I joined Storyful to continue help shaping the future of the news industry, while also helping companies like Google and YouTube better document issues like human rights and internet censorship. It was the combination of news and storytelling, an innovative startup and product, and a social good mission that drew me to the company. Whatever I do after Storyful still needs to have that storytelling, smart product and social good combination. I’d love to start my own project, or join another team that feels the same way about solving big challenges while also inspiring people and communities.

From the 2462 Miles newsletter: connecting NEW YORK CITY + LOS ANGELES

What’s your historical San Francisco and New York connection?
I grew up in Chicago, but I first came to San Francisco when I was 5. I distinctly remembered thinking how beautiful the architecture looked, thanks to the rolling hills and the views of the ocean. I actually think that visit to San Francisco was the first time I saw the ocean proper!

I went to college in LA at USC (although Berkeley came in a close second place), and I came up to SF a couple of times a year with friends. I loved how SF reminded me of a mix of the best parts of Chicago and LA.

I thought I would move to SF after college, but ended up falling in love with Brooklyn. I come to SF at least 4 times a year now, as I have clients and friends here. I would love to spend more time in SF, but New York has my heart at the moment. I’ve been living in Williamsburg for a little over 4 years, and it’s the perfect place to work in media and news. But I think getting out to San Francisco and keeping a finger on the tech pulse is really important. We can learn a lot from each other.

And hey–the Mission and Williamsburg (where I live), they feel very similar!

Describe your experiences in SF and NYC.
In NYC, I feel the constant pulse of the city. Most of the time, it energizes me to keep working, to keep playing, to do more, and to be more inspired. But it can also be overwhelming. And I always feel like I have to be taking advantage of the city; if I don’t make it to a museum for a special exhibit, or hit a unique restaurant, I’m not being a good New Yorker.

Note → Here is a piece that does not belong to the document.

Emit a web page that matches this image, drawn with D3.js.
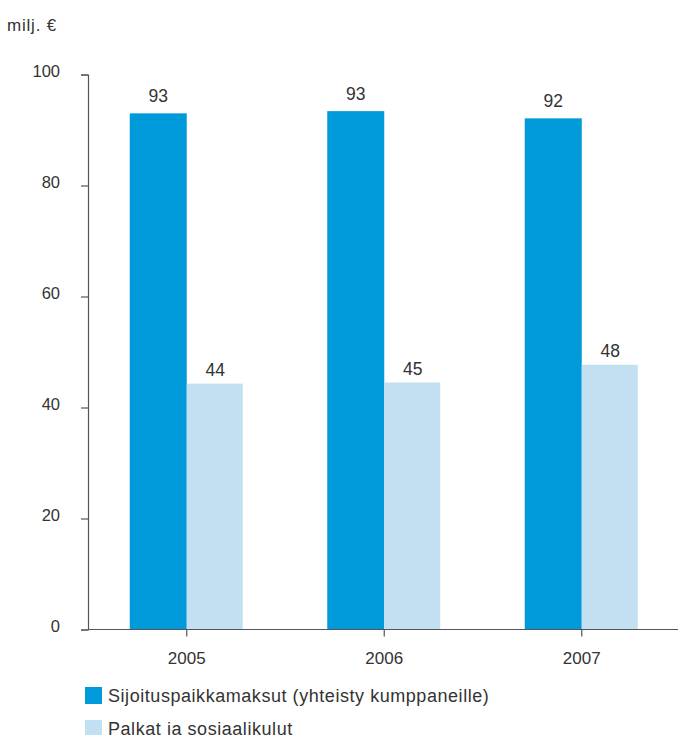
<!DOCTYPE html>
<html>
<head>
<meta charset="utf-8">
<script src="https://cdn.jsdelivr.net/npm/d3@7"></script>
<style>
  body { margin: 0; background: #fff; }
  text { font-family: "Liberation Sans", Arial, sans-serif; fill: #333; }
</style>
</head>
<body>
<div id="chart"></div>
<script>
const years = ["2005", "2006", "2007"];
const fees = [93.0, 93.4, 92.1];      // Sijoituspaikkamaksut
const wages = [44.3, 44.5, 47.7];     // Palkat ja sosiaalikulut
const yTicks = [0, 20, 40, 60, 80, 100];
const seriesNames = ["Sijoituspaikkamaksut (yhteisty kumppaneille)", "Palkat ja sosiaalikulut"];
const colors = ["#0099d9", "#c3e0f3"];

const width = 678;
const height = 735;
const barW = 57;

const svg = d3.select("#chart")
    .append("svg")
    .attr("width", width)
    .attr("height", height);

const x = d3.scaleBand()
    .domain(years)
    .range([88, 680.5]);

const y = d3.scaleLinear()
    .domain([0, 100])
    .range([629.5, 74.5]);

// y axis
const yAxis = svg.append("g")
    .attr("transform", "translate(88,0)")
    .call(d3.axisLeft(y).tickValues(yTicks).tickSize(7).tickPadding(21));
yAxis.select(".domain").attr("stroke", "#555").attr("stroke-width", 1.2);
yAxis.selectAll(".tick line").attr("stroke", "#555").attr("stroke-width", 1.2);
yAxis.selectAll(".tick text")
    .attr("font-size", 16.5)
    .attr("font-family", "Liberation Sans, Arial, sans-serif")
    .attr("fill", "#333")
    .attr("dy", "0.1em");

svg.append("text")
    .attr("x", 7)
    .attr("y", 31)
    .attr("font-size", 17)
    .attr("letter-spacing", 0.8)
    .text("milj. €");

// bars
const data = years.map((yr, i) => ({ year: yr, vals: [fees[i], wages[i]] }));
const groups = svg.selectAll(".yr")
    .data(data)
    .enter()
    .append("g")
    .attr("class", "yr");

groups.each(function(d) {
    const g = d3.select(this);
    const cx = x(d.year) + x.bandwidth() / 2;
    d.vals.forEach((v, k) => {
        const x0 = k === 0 ? cx - barW : cx;
        g.append("rect")
            .attr("x", x0)
            .attr("y", y(v))
            .attr("width", k === 0 ? barW : barW - 1)
            .attr("height", y(0) - y(v))
            .attr("fill", colors[k]);
        g.append("text")
            .attr("x", x0 + barW / 2)
            .attr("y", y(v) - (k === 0 ? 11 : 8))
            .attr("text-anchor", "middle")
            .attr("font-size", 17.5)
            .text(Math.round(v));
    });
});

// x axis
const xAxis = svg.append("g")
    .attr("transform", "translate(0,629.5)")
    .call(d3.axisBottom(x).tickSizeOuter(0).tickSize(7).tickPadding(15));
xAxis.select(".domain").attr("stroke", "#555").attr("stroke-width", 1.2)
    .attr("d", "M88,0H678");
xAxis.selectAll(".tick line").attr("stroke", "#555").attr("stroke-width", 1.2);
xAxis.selectAll(".tick text")
    .attr("font-size", 17)
    .attr("font-family", "Liberation Sans, Arial, sans-serif")
    .attr("fill", "#333");

// legend
const legend = svg.selectAll(".legend")
    .data(seriesNames)
    .enter()
    .append("g")
    .attr("class", "legend")
    .attr("transform", (d, i) => `translate(85,${687 + i * 33})`);
legend.append("rect")
    .attr("width", 17)
    .attr("height", 17)
    .attr("fill", (d, i) => colors[i]);
legend.append("text")
    .attr("x", 23)
    .attr("y", 15)
    .attr("font-size", 18)
    .attr("letter-spacing", 0.55)
    .text(d => d);
</script>
</body>
</html>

In SF, I feel a calm that I don’t have so much in New York. Although I still am working hard and meeting smart people, I’m a little more laid back. And the easy access to the outdoors just makes life a little bit more manageable.

What is the biggest challenge in splitting time or spending time in both NYC and SF?
I think it’s really hard to leave San Francisco. When I come to visit, I get swept up in the plethora of technology companies and technologists, mixed with folks working in urban planning, music, and the arts. And it feels a little like Brooklyn, so I feel I adapt to the city pretty rapidly.

But it’s always hard to imagine not living in New York. I’ve done well career-wise there over the last few years, and really adore my friends and colleagues. I feel like the city is brimming with opportunities, and it keeps me working hard and optimistic about the world around me.

That being said, I have a strong support system in both cities, and would like to spend more time in California in general. I think the hardest part about splitting time, or spending time in both places is just the time zone difference

How can NYC and SF best engage with each other?
Both cities are filled to the brim with smart people. I think SF can learn a lot from how NYC has engaged its community in the last decade to make the city a better place.

Whether or not you feel polarized about the recent press highlighting SF’s economic inequalities, the point is something needs to be done. NYC has learned a lot about what works and what doesn’t, by leaning on technology through groups like NYC Beta, the relaunch of, and through city-wide hackathons. SF should do this too.

Also, I’ll echo the idea that NYC could learn how to chill out a bit more like SF. And NYC folks need to get outdoors more! Upstate is beautiful, and although it’s not as easy to get to the mountains as it is in NorCal, its definitely doable.

Favorite SF secret spot
By far, my favorite outdoor spot in the city is Land’s End. And my favorite spot to grab a coffee and stare at the Bay Bridge is Blue Bottle at the Ferry Building. 

Favorite NYC secret spot
My favorite restaurant is Allswell in Williamsburg. It was an old Polish diner turned into a neighborhood local food joint. They have great drinks and a menu that’s constantly changing.

My coffee go to is Blue Bottle’s East Coast roasting plant in Williamsburg. It’s on Berry Street, off the din of Bedford Avenue, and has beautiful light in the morning.

And my favorite secret transportation hack in NYC has to be the East River Ferry. Take this boat, it will change your perspective of the city! And how perfect is their slogan: “Relax, We’ll Get You There.”

If you were not consulting and writing freelance, what would you be doing?
I was thinking about this the other day. If I didn’t work for myself and work in news and editorial strategy, I think I’d like to work in film, telling longer form stories, especially about environmental issues. Obviously, I have a passion for media. But I miss the creative side of storytelling, which definitely can happen in news and in tech, but not as explicitly as it does in film. Right after college, I worked on a film called Fuel. It was crazy, but I learned a lot and loved the experience.

If I were a completely different person, I think I could have been into theoretical physics, or into ocean exploration. Ask me about that in person sometime.

Roadtrip Entertainment: tell us what song/album, TV show, podcast, or web videos you’ve been watching lately.
Right now, I’m super into Dale Earnhardt Jr. Jr., Betty Who, The Preatures, Lorde, and RAC. I use Spotify, Soundcloud, and Songza for listening and discovering music. I used to edit an indie music newsletter, and man, if these services had been around back then…

I don’t watch a ton of TV, but I am really excited about the second season of House of Cards!